There is one thing that I do believe for certain, and that is this: I believe that god is looking for every single excuse he can find to save absolutely everyone he can. And maybe that really does include everybody in the end.
I am ready for matches and mrs matches to come back to house church.
great comments. great thoughts. wow. thanks for sharing. thanks for the c.s. lewis quote heath. beautiful. (wish i had the capacity to read more books, or a book) I apparently need to educate myself more on the easter orthodox church. I love the “we can say where grace is, but we can’t say where grace isn’t.” I’m not sure that I agree with the first half, but I can agree with the whole thing from a ‘I have to believe that I’m right on everything’ philosophy, of which everyone adheres to (including myself).
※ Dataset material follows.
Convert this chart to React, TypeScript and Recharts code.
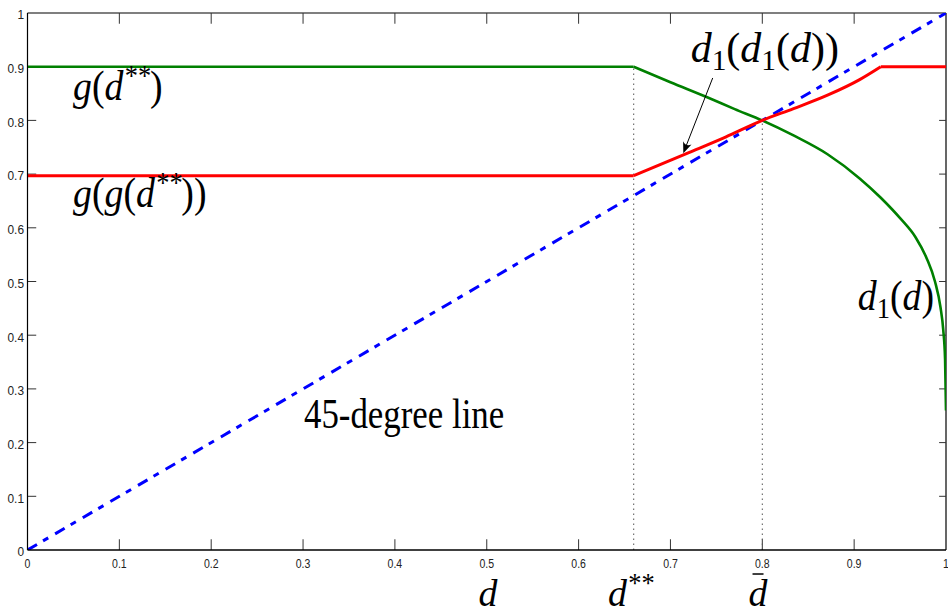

Freestyle. I once met, was blessed by, and spent a few minutes with Bear Heart, the spiritual leader of the Muskogee Nation-Creek Tribe. It could have been my adoration of him that altered my view, but I remember thinking two things. 1. He was enlightened, a beautiful man that had captured a piece of the essence of God. 2. He was a man.
You write really well.
That’s a great experience to share with them and us.
This is a really touching post–thank you for sharing.
Great story. I remember struggling with the topic of “Jesus being the only way” a few years ago. I was taking some sort of Bible study with an elder pastor. When I asked him what he thought about Gandhi or the Dali Lama (sp.?) going to hell he responded with “I can’t imagine God would do that…but it’s not for us to judge others. That’s God’s job…but I can’t imagine that”. I thought that was a very good answer and one I wasn’t expecting.